Staff not fully informed about their pensions

Feb 11 2004 by Brian Amble Print This Article

Employers are contributing to the UK’s pensions crisis by failing to keep their staff informed about their pension arrangements on an on-going basis.

The annual reward survey by the Chartered Institute of Personnel and Development (CIPD) found that the vast majority of employers – almost nine out of ten - tell staff about pensions during their recruitment and induction process, but fewer than half (46 per cent) keep them updated about their pension arrangements.

Duncan Brown, Assistant Director-General for the CIPD commented: "Employers are failing to communicate their pensions arrangements effectively after recruitment, which means that the full value of their rewards package is not appreciated, and employees don’t often understand the full importance of issues such as saving enough for their retirement."

The vast majority of the companies sampled (94 per cent) contributed to the pension arrangements of existing employees, but slightly fewer (86 per cent) contributed to schemes for new employees.

Final salary schemes are increasingly restricted to existing staff, with just under half of them offering such plans to new hires. This trend is especially prevalent in the private sector, with many employers introducing money purchase schemes for new staff, typically with lower contribution rates.

According to Duncan Brown: "Pensions remain an key and often expected part of an attractive reward package which can enable them to recruit and retain staff in an increasingly tight labour market.

“Employer contribution rates are being reduced in an environment where we should be saving more for our retirement, and a new division is being created in many workforces according to when you joined the firm."
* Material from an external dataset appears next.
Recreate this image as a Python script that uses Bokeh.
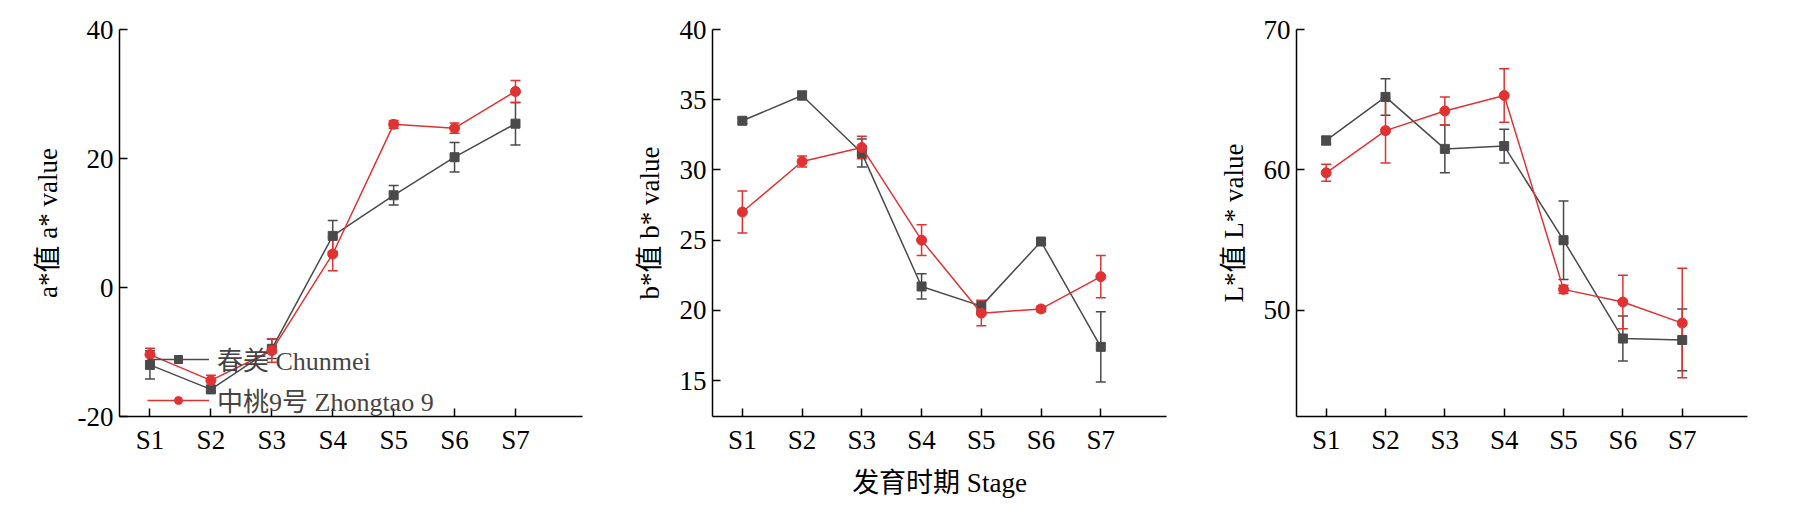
from bokeh.plotting import figure
from bokeh.layouts import row
from bokeh.models import ColumnDataSource, Whisker, TeeHead, FixedTicker, Legend, LegendItem
from bokeh.embed import file_html
from bokeh.resources import INLINE

stages = ["S1", "S2", "S3", "S4", "S5", "S6", "S7"]
xs = [1, 2, 3, 4, 5, 6, 7]

a_chun = [-12.0, -15.8, -9.5, 8.0, 14.3, 20.2, 25.4]
a_chun_err = [2.2, 0.4, 1.5, 2.4, 1.5, 2.3, 3.3]
a_zt = [-10.4, -14.4, -9.8, 5.2, 25.3, 24.7, 30.4]
a_zt_err = [1.0, 0.8, 1.8, 2.6, 0.6, 0.8, 1.7]

b_chun = [33.5, 35.3, 31.2, 21.7, 20.3, 24.9, 17.4]
b_chun_err = [0.2, 0.3, 1.0, 0.9, 0.4, 0.2, 2.5]
b_zt = [27.0, 30.6, 31.6, 25.0, 19.8, 20.1, 22.4]
b_zt_err = [1.5, 0.4, 0.8, 1.1, 0.9, 0.2, 1.5]

l_chun = [62.1, 65.2, 61.5, 61.7, 55.0, 48.0, 47.9]
l_chun_err = [0.3, 1.3, 1.7, 1.2, 2.8, 1.6, 2.2]
l_zt = [59.8, 62.8, 64.2, 65.3, 51.5, 50.6, 49.1]
l_zt_err = [0.6, 2.3, 1.0, 1.9, 0.3, 1.9, 3.9]

GRAY = "#4a4a4a"
RED = "#e03232"
FONT = "Liberation Serif, Noto Sans CJK SC"


def make(width, bl, br, yr, yticks, ylabel, series, xlabel=None, legend=False):
    p = figure(width=width, height=509, x_range=(0.5, 8.1), y_range=yr,
               output_backend="svg", toolbar_location=None,
               min_border_left=bl, min_border_right=br, min_border_top=29, min_border_bottom=93)
    p.outline_line_color = None
    p.grid.grid_line_color = None
    p.xaxis.ticker = FixedTicker(ticks=xs)
    p.xaxis.major_label_overrides = {x: s for x, s in zip(xs, stages)}
    p.yaxis.ticker = FixedTicker(ticks=yticks)
    p.yaxis.major_label_overrides = {t: str(t) for t in yticks}
    for ax in (p.xaxis, p.yaxis):
        ax.axis_line_color = "black"
        ax.axis_line_width = 1.5
        ax.major_tick_in = 8
        ax.major_tick_out = 0
        ax.major_tick_line_width = 1.5
        ax.major_tick_line_color = "black"
        ax.minor_tick_line_color = None
        ax.major_label_text_font = FONT
        ax.major_label_text_font_size = "27px"
        ax.major_label_text_color = "black"
        ax.axis_label_text_font = FONT
        ax.axis_label_text_font_size = "27px"
        ax.axis_label_text_color = "black"
        ax.axis_label_text_font_style = "normal"
    p.yaxis.axis_label = ylabel
    p.yaxis.axis_label_standoff = 12
    p.yaxis.major_label_standoff = 6
    p.xaxis.major_label_standoff = 8
    if xlabel:
        p.xaxis.axis_label = xlabel
        p.xaxis.axis_label_standoff = 10
    items = []
    for vals, errs, color, marker, name in series:
        src = ColumnDataSource(dict(x=xs, y=vals,
                                    lo=[v - e for v, e in zip(vals, errs)],
                                    hi=[v + e for v, e in zip(vals, errs)]))
        w = Whisker(base="x", lower="lo", upper="hi", source=src, line_color=color, line_width=1.5,
                    upper_head=TeeHead(size=10, line_color=color, line_width=1.5),
                    lower_head=TeeHead(size=10, line_color=color, line_width=1.5))
        p.add_layout(w)
        l = p.line("x", "y", source=src, line_color=color, line_width=1.5)
        m = p.scatter("x", "y", source=src, marker=marker, size=10 if marker == "circle" else 9,
                      fill_color=color, line_color=color)
        items.append(LegendItem(label=name, renderers=[l, m]))
    if legend:
        lg = Legend(items=items, location="top_left", border_line_color=None,
                    background_fill_alpha=0, label_text_font=FONT, label_text_font_size="26px",
                    glyph_width=62, spacing=4, padding=0, margin=0, label_height=32,
                    label_standoff=8)
        lg.location = (28, -2)
        p.add_layout(lg, "center")
    return p


p1 = make(612, 119, 30, (-20, 40), [-20, 0, 20, 40], "a*值 a* value",
          [(a_chun, a_chun_err, GRAY, "square", "春美 Chunmei"),
           (a_zt, a_zt_err, RED, "circle", "中桃9号 Zhongtao 9")], legend=True)
p2 = make(580, 100, 26, (12.44, 40), [15, 20, 25, 30, 35, 40], "b*值 b* value",
          [(b_chun, b_chun_err, GRAY, "square", "春美 Chunmei"),
           (b_zt, b_zt_err, RED, "circle", "中桃9号 Zhongtao 9")], xlabel="发育时期 Stage")
p3 = make(585, 104, 30, (42.45, 70), [50, 60, 70], "L*值 L* value",
          [(l_chun, l_chun_err, GRAY, "square", "春美 Chunmei"),
           (l_zt, l_zt_err, RED, "circle", "中桃9号 Zhongtao 9")])

layout = row(p1, p2, p3, spacing=0)
open("out.html", "w").write(file_html(layout, INLINE))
Poor communication also arises an issue elsewhere. A third of employers ask staff not to talk about their pay and conditions with colleagues and a quarter of them ask staff not to talk about their pay and conditions with people outside work. Such secrecy, the CIPD says, encourages rumours and could lead to dissatisfaction, falling commitment, high absence rates and low productivity.

The survey also showed a continued trend towards a philosophy of ‘total reward’, with employers keen to ensure that their packages make them an employer of choice.

Despite the costs, more plan to introduce new and extended benefits than reduce them. But a mere seven per cent of employers plan to introduce family-friendly benefits in 2004. Flexible benefits will also become increasingly popular among employers in 2004, with Almost one in ten employers planning to introduce this type of scheme.

More than three quarters of employers carry out regular appraisals of their reward policies, but only six out of ten involve line managers in implementing the organisation's reward policies and practices, suggesting that implementation of these policies often leaves something to be desired.

There was also a rise in the number of employers carrying out equal pay audits this year. Nearly half of the employers surveyed plan to carry out pay audits in 2004, spurred on by the threat of government intervention, compared to under one in three employers last year, and one in five in the previous five years.

"This shows that progress is being made to address equal pay issues through Government encouragement rather than legislative enforcement," Duncan Brown said.